▸ **Provided data**:
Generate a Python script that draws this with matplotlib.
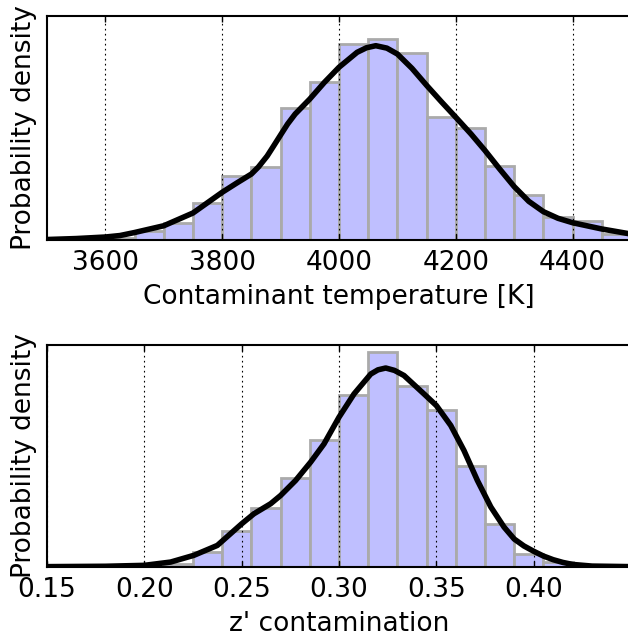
import numpy as np
import matplotlib
matplotlib.use('Agg')
import matplotlib.pyplot as plt

# top panel: contaminant temperature
temp_edges = [3600, 3650, 3700, 3750, 3800, 3850, 3900, 3950, 4000, 4050,
              4100, 4150, 4200, 4250, 4300, 4350, 4400, 4450, 4500]
temp_hist = [0.027, 0.126, 0.226, 0.498, 0.873, 0.987, 1.788, 2.149, 2.661,
             2.729, 2.535, 1.666, 1.521, 0.999, 0.611, 0.307, 0.253, 0.081]
temp_kde_x = [3500, 3550, 3600, 3625, 3650, 3700, 3750, 3800, 3825, 3850,
              3862, 3877, 3888, 3900, 3912, 3925, 3950, 3975, 4000, 4031,
              4047, 4063, 4082, 4100, 4125, 4150, 4175, 4200, 4226, 4250,
              4275, 4300, 4325, 4350, 4375, 4400, 4450, 4500]
temp_kde_y = [0.007, 0.020, 0.041, 0.061, 0.102, 0.194, 0.367, 0.648, 0.774, 0.896,
              0.991, 1.140, 1.276, 1.426, 1.575, 1.711, 1.914, 2.140, 2.345, 2.548,
              2.610, 2.638, 2.605, 2.525, 2.330, 2.100, 1.880, 1.666, 1.440, 1.215,
              0.965, 0.725, 0.525, 0.385, 0.295, 0.235, 0.150, 0.081]
temp_ticks = [3600, 3800, 4000, 4200, 4400]

# bottom panel: z' contamination
z_edges = [0.210, 0.225, 0.240, 0.255, 0.270, 0.285, 0.300, 0.315,
           0.330, 0.345, 0.360, 0.375, 0.390, 0.405, 0.420]
z_hist = [0.16, 0.84, 1.97, 3.22, 4.88, 6.95, 9.41, 11.74, 9.87, 8.61,
          5.51, 2.36, 0.69, 0.27]
z_kde_x = [0.15, 0.18, 0.20, 0.2135, 0.2255, 0.2375, 0.25, 0.2563, 0.2649, 0.27,
           0.2777, 0.2854, 0.2923, 0.30, 0.3077, 0.3163, 0.32, 0.324, 0.3285, 0.3334,
           0.3437, 0.35, 0.3574, 0.3642, 0.3711, 0.378, 0.3848, 0.39, 0.395, 0.40,
           0.405, 0.41, 0.415, 0.42, 0.43, 0.45]
z_kde_y = [0.02, 0.04, 0.09, 0.27, 0.64, 1.18, 2.36, 2.91, 3.46, 3.91,
           4.73, 5.73, 6.73, 8.19, 9.46, 10.55, 10.78, 10.88, 10.75, 10.47,
           9.46, 8.83, 7.74, 6.37, 4.73, 3.28, 2.18, 1.53, 1.15, 0.86,
           0.60, 0.40, 0.25, 0.14, 0.05, 0.02]
z_ticks = [0.15, 0.20, 0.25, 0.30, 0.35, 0.40]

plt.rcParams['font.family'] = 'DejaVu Sans'
plt.rcParams['font.size'] = 19

fig = plt.figure(figsize=(6.28, 6.43), dpi=100)
ax1 = fig.add_axes([0.0748, 0.6267, 0.93, 0.3484])
ax2 = fig.add_axes([0.0748, 0.1182, 0.93, 0.3453])


def draw_panel(ax, edges, hist, kx, ky, ticks, xlim, ytop, xlabel, fmt):
    edges = np.array(edges)
    ax.bar(edges[:-1], hist, width=np.diff(edges), align='edge',
           color='#bfbfff', edgecolor='#aaaaaa', linewidth=2)
    ax.plot(kx, ky, color='k', lw=4, solid_capstyle='round', solid_joinstyle='round')
    ax.set_xlim(*xlim)
    ax.set_ylim(0, ytop)
    ax.set_xticks(ticks)
    ax.set_xticklabels([fmt.format(t) for t in ticks])
    ax.set_yticks([])
    ax.grid(True, axis='x', color='k', linestyle=(0, (1.5, 3)), lw=0.8)
    ax.tick_params(axis='x', direction='in', top=True, length=4, width=1, pad=7)
    for s in ['left', 'top', 'bottom']:
        ax.spines[s].set_linewidth(1.5)
    ax.spines['right'].set_visible(False)
    ax.set_xlabel(xlabel, labelpad=6)
    ax.set_ylabel('Probability density', labelpad=7)


draw_panel(ax1, temp_edges, temp_hist, temp_kde_x, temp_kde_y, temp_ticks,
           (3500, 4500), 3.041, 'Contaminant temperature [K]', '{:.0f}')
draw_panel(ax2, z_edges, z_hist, z_kde_x, z_kde_y, z_ticks,
           (0.15, 0.45), 12.14, "z' contamination", '{:.2f}')

fig.savefig('out.png', dpi=100)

▸ **Your instructions**:
Leave out the pictures and restate, word for word, the lines from the top of the data through the line containing "temp_ticks = [3600, 3800, 4000, 4200, 4400]", both included.

▸ **Answer for this exercise**:
Generate a Python script that draws this with matplotlib.
import numpy as np
import matplotlib
matplotlib.use('Agg')
import matplotlib.pyplot as plt

# top panel: contaminant temperature
temp_edges = [3600, 3650, 3700, 3750, 3800, 3850, 3900, 3950, 4000, 4050,
              4100, 4150, 4200, 4250, 4300, 4350, 4400, 4450, 4500]
temp_hist = [0.027, 0.126, 0.226, 0.498, 0.873, 0.987, 1.788, 2.149, 2.661,
             2.729, 2.535, 1.666, 1.521, 0.999, 0.611, 0.307, 0.253, 0.081]
temp_kde_x = [3500, 3550, 3600, 3625, 3650, 3700, 3750, 3800, 3825, 3850,
              3862, 3877, 3888, 3900, 3912, 3925, 3950, 3975, 4000, 4031,
              4047, 4063, 4082, 4100, 4125, 4150, 4175, 4200, 4226, 4250,
              4275, 4300, 4325, 4350, 4375, 4400, 4450, 4500]
temp_kde_y = [0.007, 0.020, 0.041, 0.061, 0.102, 0.194, 0.367, 0.648, 0.774, 0.896,
              0.991, 1.140, 1.276, 1.426, 1.575, 1.711, 1.914, 2.140, 2.345, 2.548,
              2.610, 2.638, 2.605, 2.525, 2.330, 2.100, 1.880, 1.666, 1.440, 1.215,
              0.965, 0.725, 0.525, 0.385, 0.295, 0.235, 0.150, 0.081]
temp_ticks = [3600, 3800, 4000, 4200, 4400]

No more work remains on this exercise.